Career Readiness Competencies: Employer Survey Results

In December 2014, the NACE Career Readiness Committee surveyed 606 representatives from organizations that hire through a university relations and recruiting effort.

Results from the survey served as an initial vetting of seven competency areas underpinning "career readiness." (Note the competencies themselves were identified through two main sources.*)

Respondent Pool

By type of organization, respondents represented for-profit, private organizations (49.2 percent); for-profit, publicly held firms (20.8 percent); government agencies (15.3 percent); and nonprofit organizations (14.6 percent). By size, respondents represented employers large and small, with the largest concentrations at both ends of the spectrum: 24 percent 1 – 50 employees (24 percent); 51 – 100 employees (9.8 percent); 101 – 250 employees (9.8 percent); 251 – 500 employees (7.6 percent); 501 – 1,000 employees (6.9 percent); 1,001 – 5,000 employees (13.8 percent); 5,001 – 10,000 employees (8.3 percent); and more than 10,000 employees (19.6 percent).

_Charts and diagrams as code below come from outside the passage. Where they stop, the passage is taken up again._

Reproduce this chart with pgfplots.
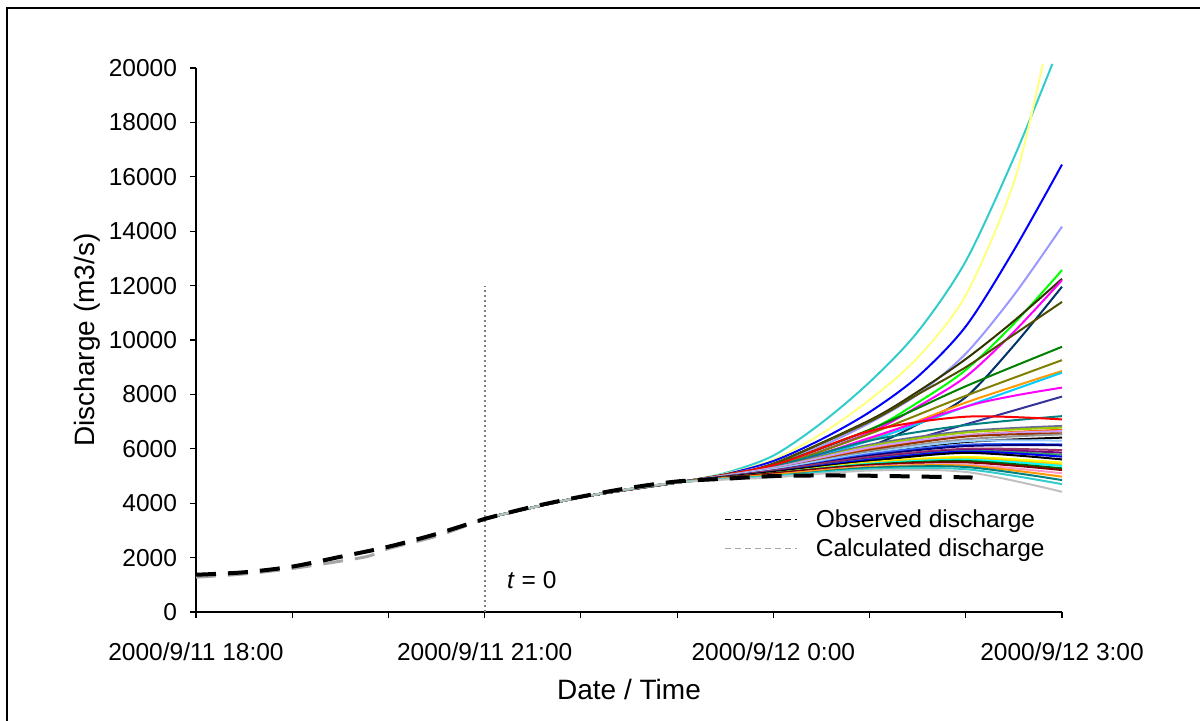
\documentclass[border=0pt]{standalone}
\usepackage{fontspec}
\setmainfont{Liberation Sans}
\usepackage{pgfplots}
\pgfplotsset{compat=1.18}

% Excel-style palette
\definecolor{xcyan}{HTML}{33CCCC}
\definecolor{xpaleyel}{HTML}{FFFF80}
\definecolor{xblue}{HTML}{0000FF}
\definecolor{xlav}{HTML}{9999FF}
\definecolor{xlime}{HTML}{00FF00}
\definecolor{xdarkol}{HTML}{333300}
\definecolor{xmag}{HTML}{FF00FF}
\definecolor{xdteal}{HTML}{003366}
\definecolor{xbrol}{HTML}{4D4D00}
\definecolor{xgreen}{HTML}{008000}
\definecolor{xolive}{HTML}{808000}
\definecolor{xorange}{HTML}{FF9900}
\definecolor{xsky}{HTML}{00CCFF}
\definecolor{xslate}{HTML}{333399}
\definecolor{xteal}{HTML}{008080}
\definecolor{xred}{HTML}{FF0000}
\definecolor{xgblue}{HTML}{666699}
\definecolor{xyg}{HTML}{99CC00}
\definecolor{xlpur}{HTML}{CC99FF}
\definecolor{xbrown}{HTML}{993300}
\definecolor{xgray}{HTML}{969696}
\definecolor{xroyal}{HTML}{3366FF}
\definecolor{xnavy}{HTML}{000080}
\definecolor{xpurple}{HTML}{800080}
\definecolor{xyellow}{HTML}{FFFF00}
\definecolor{xaqua}{HTML}{00FFFF}
\definecolor{xmaroon}{HTML}{800000}
\definecolor{xpink}{HTML}{FF99CC}
\definecolor{xlgray}{HTML}{C0C0C0}
\definecolor{xsea}{HTML}{339966}
\definecolor{xplum}{HTML}{993366}
\definecolor{xgold}{HTML}{FFCC00}
\definecolor{xlblue}{HTML}{99CCFF}
\definecolor{xdgreen}{HTML}{006600}
\definecolor{xdorange}{HTML}{FF6600}
\definecolor{calcgray}{HTML}{A6A6A6}

\begin{document}
\begin{tikzpicture}
\begin{axis}[
    scale only axis,
    width=433pt, height=272pt,
    xmin=0, xmax=9, ymin=0, ymax=20000,
    clip=false,
    axis x line*=bottom, axis y line*=left,
    axis line style={black, line width=0.6pt},
    xtick={0,...,9},
    xticklabels={2000/9/11 18:00,,,2000/9/11 21:00,,,2000/9/12 0:00,,,2000/9/12 3:00},
    ytick={0,2000,...,20000},
    scaled y ticks=false,
    yticklabel style={/pgf/number format/1000 sep={}, xshift=-3pt},
    xticklabel style={yshift=-9pt},
    /pgf/number format/assume math mode=true,
    tick align=outside, major tick length=3pt,
    tick style={black, line width=0.6pt},
    tick label style={font=\fontsize{12.25}{14}\selectfont},
    label style={font=\fontsize{14}{16}\selectfont},
    xlabel={Date / Time}, ylabel={Discharge (m3/s)},
    xlabel style={at={(axis description cs:0.5,-0.143)}, anchor=center},
    ylabel style={at={(axis description cs:-0.125,0.5)}, anchor=center},
    legend style={at={(axis cs:5.49,3930)}, anchor=north west, draw=none, fill=none,
        inner sep=0pt, row sep=0pt, font=\fontsize{12.25}{14}\selectfont,
        /tikz/every odd column/.append style={column sep=7pt}},
    legend cell align=left,
    reverse legend,
    ens/.style={smooth, line width=1pt, forget plot},
]

% ensemble forecasts from t = 0
\addplot[ens, xcyan] coordinates {(3,3440)(4,4220)(5,4760)(5.5,5110)(6,5750)(6.5,6950)(7,8450)(7.5,10300)(8,12900)(8.5,16700)(8.9,20150)};
\addplot[ens, xpaleyel] coordinates {(3,3440)(4,4220)(5,4760)(5.5,5080)(6,5600)(6.5,6550)(7,7800)(7.5,9350)(8,11650)(8.5,15800)(8.8,20150)};
\addplot[ens, xblue] coordinates {(3,3440)(4,4220)(5,4760)(5.5,5060)(6,5550)(6.5,6350)(7,7350)(7.5,8650)(8,10500)(8.5,13300)(9,16450)};
\addplot[ens, xlav] coordinates {(3,3440)(4,4220)(5,4760)(5.5,5040)(6,5450)(6.5,6100)(7,6950)(7.5,8000)(8,9500)(8.5,11650)(9,14170)};
\addplot[ens, xlime] coordinates {(3,3440)(4,4220)(5,4760)(5.5,5030)(6,5400)(7,6700)(7.5,7700)(8,8900)(8.5,10600)(9,12570)};
\addplot[ens, xdarkol] coordinates {(3,3440)(4,4220)(5,4760)(5.5,5050)(6,5450)(7,7050)(7.5,8100)(8,9300)(8.5,10700)(9,12250)};
\addplot[ens, xmag] coordinates {(3,3440)(4,4220)(5,4760)(6,5350)(7,6600)(7.5,7550)(8,8650)(8.5,10300)(9,12200)};
\addplot[ens, xdteal] coordinates {(3,3440)(4,4220)(5,4760)(6,5200)(7,6100)(7.5,6900)(8,7900)(8.5,9800)(9,11960)};
\addplot[ens, xbrol] coordinates {(3,3440)(4,4220)(5,4760)(5.5,5050)(6,5450)(7,7000)(7.5,8000)(8,9000)(8.5,10200)(9,11400)};
\addplot[ens, xgreen] coordinates {(3,3440)(4,4220)(5,4760)(5.5,5030)(6,5400)(7,6700)(8,8300)(9,9750)};
\addplot[ens, xolive] coordinates {(3,3440)(4,4220)(5,4760)(6,5350)(7,6550)(8,7950)(9,9260)};
\addplot[ens, xorange] coordinates {(3,3440)(4,4220)(5,4760)(6,5300)(7,6350)(8,7700)(9,8860)};
\addplot[ens, xsky] coordinates {(3,3440)(4,4220)(5,4760)(6,5300)(7,6300)(8,7550)(9,8800)};
\addplot[ens, xmag] coordinates {(3,3440)(4,4220)(5,4760)(6,5300)(7,6400)(8,7550)(8.5,7950)(9,8250)};
\addplot[ens, xslate] coordinates {(3,3440)(4,4220)(5,4760)(6,5200)(7,5900)(8,6900)(9,7920)};
\addplot[ens, xteal] coordinates {(3,3440)(4,4220)(5,4760)(6,5350)(7,6300)(8,6870)(9,7200)};
\addplot[ens, xred] coordinates {(3,3440)(4,4220)(5,4760)(6,5400)(7,6650)(8,7180)(9,7080)};
\addplot[ens, xgblue] coordinates {(3,3440)(4,4220)(5,4760)(6,5300)(7,6150)(8,6650)(9,6840)};
\addplot[ens, xyg] coordinates {(3,3440)(4,4220)(5,4760)(6,5300)(7,6100)(8,6600)(9,6780)};
\addplot[ens, xdorange] coordinates {(3,3440)(4,4220)(5,4760)(6,5250)(7,6000)(8,6500)(9,6700)};
\addplot[ens, xlpur] coordinates {(3,3440)(4,4220)(5,4760)(6,5300)(7,6050)(8,6500)(9,6650)};
\addplot[ens, xbrown] coordinates {(3,3440)(4,4220)(5,4760)(6,5250)(7,5950)(8,6450)(9,6570)};
\addplot[ens, xgray] coordinates {(3,3440)(4,4220)(5,4760)(6,5250)(7,5900)(8,6350)(9,6530)};
\addplot[ens, black] coordinates {(3,3440)(4,4220)(5,4760)(6,5200)(7,5850)(8,6250)(9,6410)};
\addplot[ens, xlblue] coordinates {(3,3440)(4,4220)(5,4760)(6,5250)(7,5850)(8,6280)(9,6300)};
\addplot[ens, xroyal] coordinates {(3,3440)(4,4220)(5,4760)(6,5200)(7,5800)(8,6150)(9,6160)};
\addplot[ens, xnavy] coordinates {(3,3440)(4,4220)(5,4760)(6,5200)(7,5750)(8,6100)(9,6130)};
\addplot[ens, xplum] coordinates {(3,3440)(4,4220)(5,4760)(6,5200)(7,5700)(8,6000)(9,5950)};
\addplot[ens, xpurple] coordinates {(3,3440)(4,4220)(5,4760)(6,5150)(7,5650)(8,5950)(9,5860)};
\addplot[ens, xsea] coordinates {(3,3440)(4,4220)(5,4760)(6,5150)(7,5620)(8,5920)(9,5780)};
\addplot[ens, xblue] coordinates {(3,3440)(4,4220)(5,4760)(6,5150)(7,5600)(8,5900)(9,5710)};
\addplot[ens, black] coordinates {(3,3440)(4,4220)(5,4760)(6,5150)(7,5550)(8,5850)(9,5610)};
\addplot[ens, xyellow] coordinates {(3,3440)(4,4220)(5,4760)(6,5100)(7,5500)(8,5700)(9,5490)};
\addplot[ens, xgold] coordinates {(3,3440)(4,4220)(5,4760)(6,5100)(7,5480)(8,5650)(9,5420)};
\addplot[ens, xaqua] coordinates {(3,3440)(4,4220)(5,4760)(6,5100)(7,5450)(8,5600)(9,5370)};
\addplot[ens, xdgreen] coordinates {(3,3440)(4,4220)(5,4760)(6,5100)(7,5420)(8,5550)(9,5280)};
\addplot[ens, xmaroon] coordinates {(3,3440)(4,4220)(5,4760)(6,5100)(7,5400)(8,5500)(9,5220)};
\addplot[ens, xpink] coordinates {(3,3440)(4,4220)(5,4760)(6,5050)(7,5350)(8,5420)(9,5100)};
\addplot[ens, xorange] coordinates {(3,3440)(4,4220)(5,4760)(6,5050)(7,5330)(8,5380)(9,4975)};
\addplot[ens, xteal] coordinates {(3,3440)(4,4220)(5,4760)(6,5000)(7,5300)(8,5330)(9,4850)};
\addplot[ens, xcyan] coordinates {(3,3440)(4,4220)(5,4760)(6,5000)(7,5250)(8,5250)(9,4700)};
\addplot[ens, xlgray] coordinates {(3,3440)(4,4220)(5,4760)(6,4950)(7,5200)(8,5150)(9,4420)};

% t = 0 marker
\addplot[forget plot, gray, line width=1pt, dash pattern=on 1pt off 1.5pt] coordinates {(3,0)(3,12000)};

% calculated discharge before t = 0
\addplot[calcgray, line width=1.5pt, dash pattern=on 10pt off 6pt, smooth,
    legend image code/.code={\draw[calcgray, line width=0.6pt, dash pattern=on 3pt off 2pt] (0pt,0pt) -- (36pt,0pt);}]
    coordinates {(0,1280)(0.5,1400)(1,1600)(1.5,1870)(1.8,2060)(2,2330)(2.5,2790)(3,3420)};
\addlegendentry{Calculated discharge}

% observed discharge
\addplot[black, line width=2pt, dash pattern=on 10pt off 6pt, smooth,
    legend image code/.code={\draw[black, line width=0.6pt, dash pattern=on 3pt off 2pt] (0pt,0pt) -- (36pt,0pt);}]
    coordinates {(0,1370)(0.5,1460)(1,1670)(1.5,2030)(2,2400)(2.5,2870)(3,3420)(3.5,3870)(4,4240)(4.5,4560)(5,4800)(5.5,4900)(6,5000)(6.5,5020)(7,5010)(7.5,4980)(8,4950)(8.07,4940)};
\addlegendentry{Observed discharge}

\node[font=\fontsize{12.25}{14}\selectfont] at (axis cs:3.49,1180) {\textit{t} = 0};
\end{axis}
% outer chart frame (cut at the right and bottom edges)
\draw[black, line width=1pt] (-94.5pt,-80pt) -- (-94.5pt,302pt) -- (520pt,302pt);
\pgfresetboundingbox
\useasboundingbox (-98pt,-54pt) rectangle (502pt,306pt);
\end{tikzpicture}
\end{document}
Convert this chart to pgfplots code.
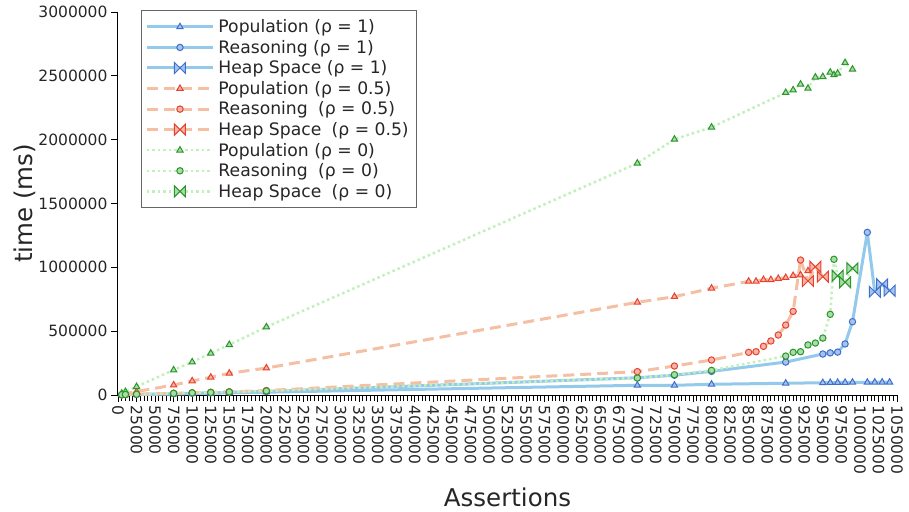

Nearly 20 industries were represented in the respondent pool, but the greatest concentrations were in professional services consulting (includes accounting, engineering, law, computers, and advertising), with 21.5 percent of the pool; education (13 percent); organizations classified as "other manufacturing" (11.9 percent); and government organizations (8 percent).

Essential Career Readiness Competencies

Respondents were asked to indicate the extent to which they view the seven competencies as essential to new college hire success when considering new college graduate candidates for their workplaces.

Overall, "professional/work ethic" topped the list, with nearly all respondents identifying this competency as either "absolutely essential" or "essential." However, as Figure 1 indicates, four of the seven competencies were identified as such by 90 percent or more respondents.

Figure 1: Career readiness competencies identified as absolutely essential/essential, by percent of respondents

Professionalism/Work Ethic
Percent of Respondents97.5 percent
Critical Thinking/Problem Solving
Percent of Respondents96.3 percent
Oral/Written Communications
Percent of Respondents91.6 percent
Percent of Respondents90 percent
Information Technology Application
Percent of Respondents72 percent
Percent of Respondents55.9 percent
Career Management
Percent of Respondents45 percent
Competency Percent of Respondents
Professionalism/Work Ethic 97.5 percent
Critical Thinking/Problem Solving 96.3 percent
Oral/Written Communications 91.6 percent
Teamwork/Collaboration 90 percent
Information Technology Application 72 percent
Leadership 55.9 percent
Career Management 45 percent

Employer Comments and Recommendations

Respondents were asked to comment on the specific competencies and provide general comments regarding the issue of career readiness competency.

In commenting on specific competencies, most respondents reiterated the value of the competency.

While fewer than 10 percent provided general feedback, their comments provide recommendations for how students prepare for entry into the world of work and illustrate the value organizations place on specific attributes and skills. Comments fall into three categories: higher education and preparation; competitive advantage; and on the job.

Higher education and preparation: Respondents cited the need for students to gain hands-on, real-world experience during college to prepare for work after college, pointed to internships as the best way to gain this experience, and recommended that colleges and universities build internships into their curriculum or make participation in an internship a requirement.

Competitive advantage: While respondents recognize that new college graduates continue to develop their skills and abilities as they become seasoned professionals, they noted that those candidates who can demonstrate and articulate their career readiness enjoy a competitive advantage over their less-ready counterparts in landing an initial job after graduation. Once on board, they will also move up in the organization more quickly than those who don't have the same level of competency.

It is important to note that respondents also emphasized the importance of candidate focus: Respondents reported that candidates who had a clear sense of their career aspirations, direction, and goals have a distinct advantage over other candidates. This combination—competency and direction—are key for new college graduates.

On the job: Many of this survey's respondents acknowledged that it is normal for new college hires to evolve as they gain work experience and recommended that new hires can speed and strengthen this growth process by seeking out professional development opportunities and mentors—and engaging with those mentors frequently. An added benefit: New hires that pursue such actions are perceived as flexible, responsive, and willing to learn—and match employers' desire for people who are "ready to work, ready to learn, and ready to perform."

* The seven competencies were identified through and adapted, with permission, from two main sources: 1) "List of Skills," Are They Really Ready to Work, 2006, by Linda Barrington, Jill Casner-Lotto, and Mary Wright in collaboration with Partnership for 21st Century Skill, Corporate Voices for Working Families and the Society for Human Resource Management, and The Conference Board, Inc., 2006; and 2) NACE's annual Job Outlook survey, which includes a section that probes the skills employers seek in new college graduate job candidates; the survey has resulted in multiple years of data indicating which skills employers seek.